>> Begin

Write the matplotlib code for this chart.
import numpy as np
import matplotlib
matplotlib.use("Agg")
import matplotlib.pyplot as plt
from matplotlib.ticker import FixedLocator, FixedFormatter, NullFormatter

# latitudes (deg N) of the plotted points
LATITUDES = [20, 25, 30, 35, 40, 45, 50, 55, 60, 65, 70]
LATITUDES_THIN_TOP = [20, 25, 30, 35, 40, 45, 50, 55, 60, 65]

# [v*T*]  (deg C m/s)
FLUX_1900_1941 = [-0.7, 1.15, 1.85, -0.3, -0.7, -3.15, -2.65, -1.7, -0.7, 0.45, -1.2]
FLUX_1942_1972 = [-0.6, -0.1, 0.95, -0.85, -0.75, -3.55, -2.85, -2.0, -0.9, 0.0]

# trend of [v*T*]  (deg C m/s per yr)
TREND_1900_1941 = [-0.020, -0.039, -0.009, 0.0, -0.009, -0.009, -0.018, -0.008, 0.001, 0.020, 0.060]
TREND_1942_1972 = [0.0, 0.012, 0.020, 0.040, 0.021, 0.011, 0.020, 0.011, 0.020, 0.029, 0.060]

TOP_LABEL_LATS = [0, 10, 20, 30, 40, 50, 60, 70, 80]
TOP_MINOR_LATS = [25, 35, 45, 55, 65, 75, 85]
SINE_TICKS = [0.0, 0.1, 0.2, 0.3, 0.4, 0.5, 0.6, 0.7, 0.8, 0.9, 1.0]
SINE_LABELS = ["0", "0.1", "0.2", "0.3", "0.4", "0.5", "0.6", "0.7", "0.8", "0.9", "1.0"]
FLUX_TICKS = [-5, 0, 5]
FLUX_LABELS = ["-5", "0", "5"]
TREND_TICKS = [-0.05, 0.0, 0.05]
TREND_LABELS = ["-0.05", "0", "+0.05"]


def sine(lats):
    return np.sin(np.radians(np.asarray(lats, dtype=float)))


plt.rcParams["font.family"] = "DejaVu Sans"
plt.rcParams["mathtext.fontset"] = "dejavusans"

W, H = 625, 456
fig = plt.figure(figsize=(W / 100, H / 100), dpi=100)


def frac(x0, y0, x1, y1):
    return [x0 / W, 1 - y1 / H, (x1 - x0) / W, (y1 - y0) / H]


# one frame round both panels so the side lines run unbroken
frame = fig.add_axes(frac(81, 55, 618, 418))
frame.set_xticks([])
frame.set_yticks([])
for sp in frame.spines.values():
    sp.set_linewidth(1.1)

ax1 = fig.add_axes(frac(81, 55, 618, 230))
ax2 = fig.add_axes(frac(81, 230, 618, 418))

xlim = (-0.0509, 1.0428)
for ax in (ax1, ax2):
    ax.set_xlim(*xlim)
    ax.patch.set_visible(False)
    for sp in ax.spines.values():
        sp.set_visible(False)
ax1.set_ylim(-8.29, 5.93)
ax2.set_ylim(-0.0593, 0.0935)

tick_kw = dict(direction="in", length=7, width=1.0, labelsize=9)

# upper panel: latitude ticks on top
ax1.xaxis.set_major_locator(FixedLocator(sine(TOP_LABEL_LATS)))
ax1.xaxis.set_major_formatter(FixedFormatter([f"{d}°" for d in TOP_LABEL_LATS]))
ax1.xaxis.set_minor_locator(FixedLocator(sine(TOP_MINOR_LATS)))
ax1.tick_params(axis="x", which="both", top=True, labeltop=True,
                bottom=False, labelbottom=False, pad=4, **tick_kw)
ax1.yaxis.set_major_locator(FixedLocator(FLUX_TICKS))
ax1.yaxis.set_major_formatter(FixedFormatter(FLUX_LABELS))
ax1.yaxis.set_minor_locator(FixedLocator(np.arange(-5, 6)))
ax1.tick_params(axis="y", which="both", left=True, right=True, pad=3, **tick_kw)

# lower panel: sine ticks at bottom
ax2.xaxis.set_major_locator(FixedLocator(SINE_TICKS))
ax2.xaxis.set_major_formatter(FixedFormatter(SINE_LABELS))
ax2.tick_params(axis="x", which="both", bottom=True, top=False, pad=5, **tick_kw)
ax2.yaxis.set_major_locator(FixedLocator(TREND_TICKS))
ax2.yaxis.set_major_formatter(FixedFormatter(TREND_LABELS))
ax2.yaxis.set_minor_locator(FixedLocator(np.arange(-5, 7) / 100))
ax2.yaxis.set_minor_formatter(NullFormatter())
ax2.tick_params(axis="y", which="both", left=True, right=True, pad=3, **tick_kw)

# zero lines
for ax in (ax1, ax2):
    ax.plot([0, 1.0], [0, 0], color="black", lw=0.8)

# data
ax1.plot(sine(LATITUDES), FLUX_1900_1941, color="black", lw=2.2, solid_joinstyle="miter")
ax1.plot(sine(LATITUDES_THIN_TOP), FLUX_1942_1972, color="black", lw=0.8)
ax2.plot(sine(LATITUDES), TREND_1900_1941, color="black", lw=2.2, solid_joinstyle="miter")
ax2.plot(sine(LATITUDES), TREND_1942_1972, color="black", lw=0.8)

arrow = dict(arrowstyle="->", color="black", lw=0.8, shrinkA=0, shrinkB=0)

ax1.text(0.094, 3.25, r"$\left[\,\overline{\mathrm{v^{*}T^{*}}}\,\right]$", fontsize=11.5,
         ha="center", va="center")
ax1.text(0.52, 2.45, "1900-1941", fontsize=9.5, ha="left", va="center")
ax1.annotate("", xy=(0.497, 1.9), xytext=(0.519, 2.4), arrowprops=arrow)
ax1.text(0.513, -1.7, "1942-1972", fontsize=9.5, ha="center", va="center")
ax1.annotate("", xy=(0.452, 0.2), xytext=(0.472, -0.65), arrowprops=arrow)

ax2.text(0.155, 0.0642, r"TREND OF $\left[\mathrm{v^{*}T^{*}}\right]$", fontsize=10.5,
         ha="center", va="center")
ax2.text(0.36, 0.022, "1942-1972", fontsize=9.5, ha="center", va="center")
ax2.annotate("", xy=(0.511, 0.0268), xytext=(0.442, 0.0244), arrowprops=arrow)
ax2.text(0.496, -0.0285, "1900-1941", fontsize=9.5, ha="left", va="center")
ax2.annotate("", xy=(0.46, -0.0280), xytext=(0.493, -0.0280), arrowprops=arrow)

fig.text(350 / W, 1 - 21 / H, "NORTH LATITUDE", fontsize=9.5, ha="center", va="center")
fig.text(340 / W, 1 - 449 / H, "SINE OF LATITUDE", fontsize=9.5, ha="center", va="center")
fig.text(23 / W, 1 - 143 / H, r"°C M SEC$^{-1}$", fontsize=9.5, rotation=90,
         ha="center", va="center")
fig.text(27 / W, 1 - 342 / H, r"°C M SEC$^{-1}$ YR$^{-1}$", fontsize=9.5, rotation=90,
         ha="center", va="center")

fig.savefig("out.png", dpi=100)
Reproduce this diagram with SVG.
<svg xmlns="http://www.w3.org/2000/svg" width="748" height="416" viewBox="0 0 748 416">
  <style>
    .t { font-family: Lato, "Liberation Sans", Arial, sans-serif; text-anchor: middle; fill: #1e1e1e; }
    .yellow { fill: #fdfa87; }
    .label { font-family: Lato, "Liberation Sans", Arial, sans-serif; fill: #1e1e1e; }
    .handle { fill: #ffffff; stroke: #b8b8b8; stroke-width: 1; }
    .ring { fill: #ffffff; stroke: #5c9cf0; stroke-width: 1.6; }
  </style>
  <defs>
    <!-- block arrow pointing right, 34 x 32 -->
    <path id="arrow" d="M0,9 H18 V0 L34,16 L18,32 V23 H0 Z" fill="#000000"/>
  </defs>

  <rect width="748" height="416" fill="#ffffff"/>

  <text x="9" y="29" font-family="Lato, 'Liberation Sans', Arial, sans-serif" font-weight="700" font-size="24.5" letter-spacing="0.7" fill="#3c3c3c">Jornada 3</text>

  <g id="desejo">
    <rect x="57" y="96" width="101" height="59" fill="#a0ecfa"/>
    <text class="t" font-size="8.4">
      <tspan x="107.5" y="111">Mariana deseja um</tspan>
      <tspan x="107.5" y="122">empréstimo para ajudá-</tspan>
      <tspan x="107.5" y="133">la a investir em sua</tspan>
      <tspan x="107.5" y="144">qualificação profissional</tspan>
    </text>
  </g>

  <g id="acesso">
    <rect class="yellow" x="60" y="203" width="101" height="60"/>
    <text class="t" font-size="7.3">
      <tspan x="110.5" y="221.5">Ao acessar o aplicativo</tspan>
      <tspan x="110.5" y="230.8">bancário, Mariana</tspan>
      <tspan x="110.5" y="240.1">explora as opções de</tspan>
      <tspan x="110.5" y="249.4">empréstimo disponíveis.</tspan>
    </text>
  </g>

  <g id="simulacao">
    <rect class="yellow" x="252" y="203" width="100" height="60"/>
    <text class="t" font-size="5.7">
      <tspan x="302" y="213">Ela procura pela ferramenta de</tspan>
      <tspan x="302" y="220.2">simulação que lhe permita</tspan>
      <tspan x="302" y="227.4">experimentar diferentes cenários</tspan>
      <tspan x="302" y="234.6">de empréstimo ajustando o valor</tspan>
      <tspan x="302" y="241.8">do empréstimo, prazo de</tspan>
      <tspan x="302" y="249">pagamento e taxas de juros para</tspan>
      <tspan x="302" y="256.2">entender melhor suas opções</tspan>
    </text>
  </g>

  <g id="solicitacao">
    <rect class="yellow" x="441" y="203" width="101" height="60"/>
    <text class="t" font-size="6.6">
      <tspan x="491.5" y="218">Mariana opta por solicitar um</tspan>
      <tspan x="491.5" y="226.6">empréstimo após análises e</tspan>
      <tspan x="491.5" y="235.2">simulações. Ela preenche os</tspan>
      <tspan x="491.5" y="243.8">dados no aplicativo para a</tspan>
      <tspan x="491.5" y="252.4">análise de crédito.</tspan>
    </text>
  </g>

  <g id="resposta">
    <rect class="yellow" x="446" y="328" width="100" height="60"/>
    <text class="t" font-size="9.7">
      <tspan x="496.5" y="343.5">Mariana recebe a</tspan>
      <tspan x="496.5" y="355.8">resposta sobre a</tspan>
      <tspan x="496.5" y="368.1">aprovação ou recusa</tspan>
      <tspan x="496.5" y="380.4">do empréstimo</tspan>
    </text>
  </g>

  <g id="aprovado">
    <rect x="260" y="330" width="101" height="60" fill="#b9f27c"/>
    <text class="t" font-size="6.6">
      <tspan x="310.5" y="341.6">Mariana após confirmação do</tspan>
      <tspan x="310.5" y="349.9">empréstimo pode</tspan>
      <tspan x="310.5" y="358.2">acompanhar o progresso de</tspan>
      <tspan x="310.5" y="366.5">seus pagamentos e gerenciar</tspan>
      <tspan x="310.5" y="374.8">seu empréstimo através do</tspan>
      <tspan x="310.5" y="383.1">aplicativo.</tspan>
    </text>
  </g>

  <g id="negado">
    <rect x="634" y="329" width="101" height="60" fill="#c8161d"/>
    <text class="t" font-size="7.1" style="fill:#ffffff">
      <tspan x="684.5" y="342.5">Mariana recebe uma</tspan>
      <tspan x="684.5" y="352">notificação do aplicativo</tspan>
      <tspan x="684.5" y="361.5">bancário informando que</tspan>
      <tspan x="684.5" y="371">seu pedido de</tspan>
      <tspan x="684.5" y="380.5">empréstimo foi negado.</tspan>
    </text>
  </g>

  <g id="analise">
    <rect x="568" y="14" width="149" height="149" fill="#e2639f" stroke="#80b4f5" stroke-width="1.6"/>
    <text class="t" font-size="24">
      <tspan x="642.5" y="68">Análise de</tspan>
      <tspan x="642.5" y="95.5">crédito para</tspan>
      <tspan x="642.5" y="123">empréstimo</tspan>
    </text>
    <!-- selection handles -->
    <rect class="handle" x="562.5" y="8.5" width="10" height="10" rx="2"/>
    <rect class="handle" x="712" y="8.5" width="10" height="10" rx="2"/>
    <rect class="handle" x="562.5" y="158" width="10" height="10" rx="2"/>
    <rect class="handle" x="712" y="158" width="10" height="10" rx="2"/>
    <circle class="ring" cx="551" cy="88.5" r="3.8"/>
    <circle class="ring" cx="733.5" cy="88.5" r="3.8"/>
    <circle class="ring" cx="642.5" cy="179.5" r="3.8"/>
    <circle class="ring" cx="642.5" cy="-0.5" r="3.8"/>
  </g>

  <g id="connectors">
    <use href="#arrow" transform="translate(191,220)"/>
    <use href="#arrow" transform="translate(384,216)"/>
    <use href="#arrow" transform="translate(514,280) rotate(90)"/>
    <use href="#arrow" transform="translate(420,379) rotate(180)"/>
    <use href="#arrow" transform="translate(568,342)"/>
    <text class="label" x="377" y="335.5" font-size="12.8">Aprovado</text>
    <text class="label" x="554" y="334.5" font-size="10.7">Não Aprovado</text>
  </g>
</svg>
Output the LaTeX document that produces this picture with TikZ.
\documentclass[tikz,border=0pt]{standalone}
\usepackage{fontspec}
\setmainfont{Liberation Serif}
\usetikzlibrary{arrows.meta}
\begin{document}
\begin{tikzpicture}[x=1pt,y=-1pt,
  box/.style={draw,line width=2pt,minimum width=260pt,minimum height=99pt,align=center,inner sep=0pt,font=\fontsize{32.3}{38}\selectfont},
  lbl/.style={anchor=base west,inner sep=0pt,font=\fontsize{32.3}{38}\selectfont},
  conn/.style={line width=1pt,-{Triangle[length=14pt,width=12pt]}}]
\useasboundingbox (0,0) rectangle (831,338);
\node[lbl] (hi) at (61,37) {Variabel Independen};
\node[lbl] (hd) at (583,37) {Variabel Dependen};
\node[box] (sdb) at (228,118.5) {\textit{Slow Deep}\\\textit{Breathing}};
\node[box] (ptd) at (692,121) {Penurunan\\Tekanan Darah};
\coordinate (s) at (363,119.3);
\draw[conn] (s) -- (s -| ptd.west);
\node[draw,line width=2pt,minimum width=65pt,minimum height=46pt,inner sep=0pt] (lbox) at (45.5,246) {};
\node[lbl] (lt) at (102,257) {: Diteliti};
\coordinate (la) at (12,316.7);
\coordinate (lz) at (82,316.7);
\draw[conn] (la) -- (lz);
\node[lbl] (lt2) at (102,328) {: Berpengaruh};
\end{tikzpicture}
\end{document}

>> End

- Given problem -
Restate the first line and every line after it, word for word, stopping once the line with "0.020, 0.029, 0.060]" is done.

- Written response -
Write the matplotlib code for this chart.
import numpy as np
import matplotlib
matplotlib.use("Agg")
import matplotlib.pyplot as plt
from matplotlib.ticker import FixedLocator, FixedFormatter, NullFormatter

# latitudes (deg N) of the plotted points
LATITUDES = [20, 25, 30, 35, 40, 45, 50, 55, 60, 65, 70]
LATITUDES_THIN_TOP = [20, 25, 30, 35, 40, 45, 50, 55, 60, 65]

# [v*T*]  (deg C m/s)
FLUX_1900_1941 = [-0.7, 1.15, 1.85, -0.3, -0.7, -3.15, -2.65, -1.7, -0.7, 0.45, -1.2]
FLUX_1942_1972 = [-0.6, -0.1, 0.95, -0.85, -0.75, -3.55, -2.85, -2.0, -0.9, 0.0]

# trend of [v*T*]  (deg C m/s per yr)
TREND_1900_1941 = [-0.020, -0.039, -0.009, 0.0, -0.009, -0.009, -0.018, -0.008, 0.001, 0.020, 0.060]
TREND_1942_1972 = [0.0, 0.012, 0.020, 0.040, 0.021, 0.011, 0.020, 0.011, 0.020, 0.029, 0.060]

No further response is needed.